• [Exercise goal]:
Skip all pictures, then copy the lines from the start of the data through the line with "const baseTopVal = [314, 314];", keeping both ends.

• [Dataset section]:
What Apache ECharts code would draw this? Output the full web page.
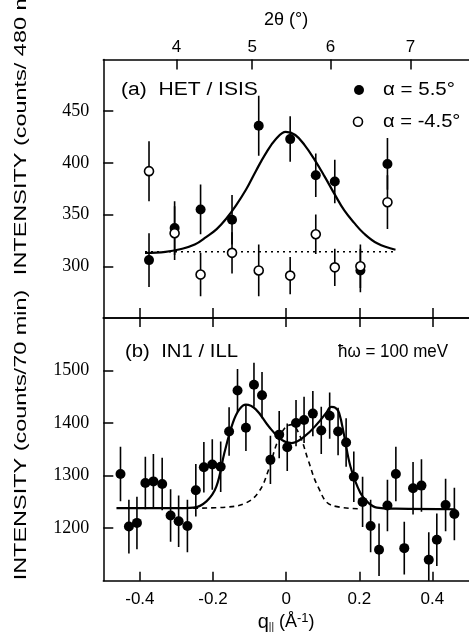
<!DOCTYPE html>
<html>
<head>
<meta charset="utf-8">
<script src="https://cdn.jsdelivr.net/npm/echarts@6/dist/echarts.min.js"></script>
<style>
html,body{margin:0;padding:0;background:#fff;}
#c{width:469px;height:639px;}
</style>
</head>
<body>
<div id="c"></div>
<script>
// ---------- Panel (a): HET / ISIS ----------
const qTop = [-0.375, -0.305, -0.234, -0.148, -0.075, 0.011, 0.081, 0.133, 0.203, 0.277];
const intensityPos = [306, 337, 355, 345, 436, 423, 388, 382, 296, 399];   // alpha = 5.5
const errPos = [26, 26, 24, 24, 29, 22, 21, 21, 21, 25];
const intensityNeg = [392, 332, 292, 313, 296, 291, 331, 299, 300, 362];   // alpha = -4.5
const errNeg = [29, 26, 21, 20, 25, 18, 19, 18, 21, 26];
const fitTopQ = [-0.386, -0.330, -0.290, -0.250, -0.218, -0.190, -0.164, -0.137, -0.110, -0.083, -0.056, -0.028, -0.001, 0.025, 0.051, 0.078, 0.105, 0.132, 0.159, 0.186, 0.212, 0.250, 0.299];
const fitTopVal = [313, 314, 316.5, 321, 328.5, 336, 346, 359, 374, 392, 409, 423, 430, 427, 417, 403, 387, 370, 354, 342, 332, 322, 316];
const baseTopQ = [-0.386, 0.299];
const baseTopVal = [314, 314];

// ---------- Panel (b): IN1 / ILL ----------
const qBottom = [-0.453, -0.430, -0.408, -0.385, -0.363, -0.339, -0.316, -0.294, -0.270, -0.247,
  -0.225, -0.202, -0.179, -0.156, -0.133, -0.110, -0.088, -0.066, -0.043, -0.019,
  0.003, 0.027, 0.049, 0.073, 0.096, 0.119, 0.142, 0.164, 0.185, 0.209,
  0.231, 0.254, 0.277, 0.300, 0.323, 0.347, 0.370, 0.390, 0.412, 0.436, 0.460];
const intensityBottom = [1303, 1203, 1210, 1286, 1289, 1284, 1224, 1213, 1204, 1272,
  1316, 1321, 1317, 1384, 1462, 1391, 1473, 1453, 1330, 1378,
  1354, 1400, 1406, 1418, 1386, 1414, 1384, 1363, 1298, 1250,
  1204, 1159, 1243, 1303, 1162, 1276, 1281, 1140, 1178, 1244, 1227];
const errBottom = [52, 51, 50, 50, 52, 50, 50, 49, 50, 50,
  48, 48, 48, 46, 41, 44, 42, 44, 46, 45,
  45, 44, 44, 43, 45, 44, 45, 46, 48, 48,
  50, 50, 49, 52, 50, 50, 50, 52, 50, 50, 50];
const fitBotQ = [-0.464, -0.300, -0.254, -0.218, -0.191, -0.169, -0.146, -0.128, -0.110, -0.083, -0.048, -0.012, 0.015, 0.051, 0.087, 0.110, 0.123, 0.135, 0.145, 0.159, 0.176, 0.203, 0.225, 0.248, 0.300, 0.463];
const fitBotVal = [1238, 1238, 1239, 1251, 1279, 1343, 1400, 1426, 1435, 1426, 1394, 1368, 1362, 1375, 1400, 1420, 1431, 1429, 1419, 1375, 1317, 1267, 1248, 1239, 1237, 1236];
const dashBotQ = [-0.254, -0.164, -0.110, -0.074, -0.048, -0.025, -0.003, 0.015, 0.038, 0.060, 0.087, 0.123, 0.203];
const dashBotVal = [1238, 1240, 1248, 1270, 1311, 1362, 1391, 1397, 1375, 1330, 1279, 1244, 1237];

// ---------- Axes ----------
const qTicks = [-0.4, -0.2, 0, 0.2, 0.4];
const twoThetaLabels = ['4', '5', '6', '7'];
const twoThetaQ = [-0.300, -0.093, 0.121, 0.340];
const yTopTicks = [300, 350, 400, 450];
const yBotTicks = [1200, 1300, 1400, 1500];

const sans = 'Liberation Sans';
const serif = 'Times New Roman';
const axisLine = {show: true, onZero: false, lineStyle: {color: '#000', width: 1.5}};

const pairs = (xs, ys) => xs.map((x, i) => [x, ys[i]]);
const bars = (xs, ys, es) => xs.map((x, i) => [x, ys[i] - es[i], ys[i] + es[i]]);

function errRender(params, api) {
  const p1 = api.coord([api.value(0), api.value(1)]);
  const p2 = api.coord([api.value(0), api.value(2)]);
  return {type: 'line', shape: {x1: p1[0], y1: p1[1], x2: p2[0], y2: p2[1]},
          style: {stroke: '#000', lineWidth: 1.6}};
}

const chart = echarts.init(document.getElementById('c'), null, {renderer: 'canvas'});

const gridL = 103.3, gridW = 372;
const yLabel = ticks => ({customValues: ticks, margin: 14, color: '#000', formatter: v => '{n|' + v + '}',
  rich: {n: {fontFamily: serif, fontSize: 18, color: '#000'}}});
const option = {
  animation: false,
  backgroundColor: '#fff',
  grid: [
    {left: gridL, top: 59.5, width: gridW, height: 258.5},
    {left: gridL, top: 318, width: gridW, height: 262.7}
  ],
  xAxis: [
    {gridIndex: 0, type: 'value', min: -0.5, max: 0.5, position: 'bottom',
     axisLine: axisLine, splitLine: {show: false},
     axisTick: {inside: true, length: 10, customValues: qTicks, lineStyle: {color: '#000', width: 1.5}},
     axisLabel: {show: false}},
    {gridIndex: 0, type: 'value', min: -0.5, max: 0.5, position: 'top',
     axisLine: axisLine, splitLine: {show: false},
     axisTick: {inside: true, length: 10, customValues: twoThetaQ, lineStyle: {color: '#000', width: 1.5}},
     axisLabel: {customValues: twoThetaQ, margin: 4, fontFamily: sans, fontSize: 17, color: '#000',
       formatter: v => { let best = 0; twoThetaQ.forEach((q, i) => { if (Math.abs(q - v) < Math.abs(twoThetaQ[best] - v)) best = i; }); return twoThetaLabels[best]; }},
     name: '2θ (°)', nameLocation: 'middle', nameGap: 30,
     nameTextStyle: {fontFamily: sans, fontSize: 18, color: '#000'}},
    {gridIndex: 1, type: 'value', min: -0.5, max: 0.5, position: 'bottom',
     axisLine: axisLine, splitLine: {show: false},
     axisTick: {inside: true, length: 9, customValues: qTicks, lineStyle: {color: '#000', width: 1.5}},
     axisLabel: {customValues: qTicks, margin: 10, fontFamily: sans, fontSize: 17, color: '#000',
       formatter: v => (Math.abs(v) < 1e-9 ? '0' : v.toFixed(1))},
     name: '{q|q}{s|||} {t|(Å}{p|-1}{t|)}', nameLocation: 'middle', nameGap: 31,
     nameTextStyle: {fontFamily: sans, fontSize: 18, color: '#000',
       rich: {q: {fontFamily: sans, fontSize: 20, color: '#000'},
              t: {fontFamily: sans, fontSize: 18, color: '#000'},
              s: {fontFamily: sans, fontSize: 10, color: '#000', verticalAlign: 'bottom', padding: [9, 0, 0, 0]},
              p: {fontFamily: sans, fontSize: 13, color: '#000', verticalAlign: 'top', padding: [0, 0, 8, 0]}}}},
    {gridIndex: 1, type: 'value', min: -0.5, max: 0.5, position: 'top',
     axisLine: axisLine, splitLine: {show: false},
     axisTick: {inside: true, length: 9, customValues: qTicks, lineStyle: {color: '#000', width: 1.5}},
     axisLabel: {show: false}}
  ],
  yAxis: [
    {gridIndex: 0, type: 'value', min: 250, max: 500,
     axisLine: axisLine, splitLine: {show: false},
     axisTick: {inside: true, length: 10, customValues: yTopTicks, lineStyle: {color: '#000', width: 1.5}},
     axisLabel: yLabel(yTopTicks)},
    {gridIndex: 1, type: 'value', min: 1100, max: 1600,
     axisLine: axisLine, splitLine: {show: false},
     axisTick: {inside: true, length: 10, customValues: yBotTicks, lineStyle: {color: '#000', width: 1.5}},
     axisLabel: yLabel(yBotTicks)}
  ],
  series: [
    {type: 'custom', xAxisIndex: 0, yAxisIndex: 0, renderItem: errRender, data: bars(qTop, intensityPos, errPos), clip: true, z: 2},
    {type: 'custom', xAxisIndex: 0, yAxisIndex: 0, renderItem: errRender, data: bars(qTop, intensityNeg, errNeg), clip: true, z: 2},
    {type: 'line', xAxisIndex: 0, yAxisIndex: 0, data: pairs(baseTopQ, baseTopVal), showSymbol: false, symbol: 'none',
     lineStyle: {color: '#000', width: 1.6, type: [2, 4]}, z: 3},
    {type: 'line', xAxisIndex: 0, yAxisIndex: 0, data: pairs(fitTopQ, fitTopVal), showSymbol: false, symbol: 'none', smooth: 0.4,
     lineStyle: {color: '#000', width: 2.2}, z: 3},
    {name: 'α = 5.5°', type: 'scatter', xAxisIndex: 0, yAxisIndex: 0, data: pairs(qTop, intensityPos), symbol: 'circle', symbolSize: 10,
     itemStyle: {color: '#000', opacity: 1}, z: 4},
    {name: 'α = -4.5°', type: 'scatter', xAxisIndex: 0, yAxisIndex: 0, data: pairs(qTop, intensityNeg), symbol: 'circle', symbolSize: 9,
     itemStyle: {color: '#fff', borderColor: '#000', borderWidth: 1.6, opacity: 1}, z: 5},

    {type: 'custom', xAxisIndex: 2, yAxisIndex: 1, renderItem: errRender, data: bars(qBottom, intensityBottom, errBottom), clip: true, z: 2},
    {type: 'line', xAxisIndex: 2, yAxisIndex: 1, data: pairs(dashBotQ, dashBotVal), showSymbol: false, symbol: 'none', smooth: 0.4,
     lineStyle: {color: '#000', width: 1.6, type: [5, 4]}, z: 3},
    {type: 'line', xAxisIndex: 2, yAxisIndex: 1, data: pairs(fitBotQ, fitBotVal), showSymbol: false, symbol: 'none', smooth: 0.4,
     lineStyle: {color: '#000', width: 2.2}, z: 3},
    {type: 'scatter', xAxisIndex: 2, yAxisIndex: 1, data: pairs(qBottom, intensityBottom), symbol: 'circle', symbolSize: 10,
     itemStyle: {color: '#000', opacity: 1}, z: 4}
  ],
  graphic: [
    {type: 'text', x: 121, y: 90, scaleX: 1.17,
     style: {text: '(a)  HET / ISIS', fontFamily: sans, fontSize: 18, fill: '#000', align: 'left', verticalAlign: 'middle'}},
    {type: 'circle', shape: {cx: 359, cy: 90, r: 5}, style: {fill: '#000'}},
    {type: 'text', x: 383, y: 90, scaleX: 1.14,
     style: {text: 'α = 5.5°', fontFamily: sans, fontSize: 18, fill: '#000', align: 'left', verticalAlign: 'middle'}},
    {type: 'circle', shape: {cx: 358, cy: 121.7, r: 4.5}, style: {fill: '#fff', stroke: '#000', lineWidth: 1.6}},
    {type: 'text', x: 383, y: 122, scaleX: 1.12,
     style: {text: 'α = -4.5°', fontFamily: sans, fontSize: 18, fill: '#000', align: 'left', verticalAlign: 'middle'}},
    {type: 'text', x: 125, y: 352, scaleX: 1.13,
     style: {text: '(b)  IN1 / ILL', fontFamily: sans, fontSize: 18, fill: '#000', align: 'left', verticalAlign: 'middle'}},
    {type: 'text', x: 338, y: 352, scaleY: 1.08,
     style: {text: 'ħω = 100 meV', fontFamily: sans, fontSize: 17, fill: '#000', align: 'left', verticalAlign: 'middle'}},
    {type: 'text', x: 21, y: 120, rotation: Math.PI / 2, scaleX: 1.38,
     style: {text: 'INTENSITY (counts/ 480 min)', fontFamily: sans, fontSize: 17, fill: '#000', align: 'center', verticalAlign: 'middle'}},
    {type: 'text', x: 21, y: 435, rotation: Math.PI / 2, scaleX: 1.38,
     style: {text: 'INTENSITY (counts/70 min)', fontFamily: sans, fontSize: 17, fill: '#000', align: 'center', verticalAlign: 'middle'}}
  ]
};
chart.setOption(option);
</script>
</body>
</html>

• [Solution]:
What Apache ECharts code would draw this? Output the full web page.
<!DOCTYPE html>
<html>
<head>
<meta charset="utf-8">
<script src="https://cdn.jsdelivr.net/npm/echarts@6/dist/echarts.min.js"></script>
<style>
html,body{margin:0;padding:0;background:#fff;}
#c{width:469px;height:639px;}
</style>
</head>
<body>
<div id="c"></div>
<script>
// ---------- Panel (a): HET / ISIS ----------
const qTop = [-0.375, -0.305, -0.234, -0.148, -0.075, 0.011, 0.081, 0.133, 0.203, 0.277];
const intensityPos = [306, 337, 355, 345, 436, 423, 388, 382, 296, 399];   // alpha = 5.5
const errPos = [26, 26, 24, 24, 29, 22, 21, 21, 21, 25];
const intensityNeg = [392, 332, 292, 313, 296, 291, 331, 299, 300, 362];   // alpha = -4.5
const errNeg = [29, 26, 21, 20, 25, 18, 19, 18, 21, 26];
const fitTopQ = [-0.386, -0.330, -0.290, -0.250, -0.218, -0.190, -0.164, -0.137, -0.110, -0.083, -0.056, -0.028, -0.001, 0.025, 0.051, 0.078, 0.105, 0.132, 0.159, 0.186, 0.212, 0.250, 0.299];
const fitTopVal = [313, 314, 316.5, 321, 328.5, 336, 346, 359, 374, 392, 409, 423, 430, 427, 417, 403, 387, 370, 354, 342, 332, 322, 316];
const baseTopQ = [-0.386, 0.299];
const baseTopVal = [314, 314];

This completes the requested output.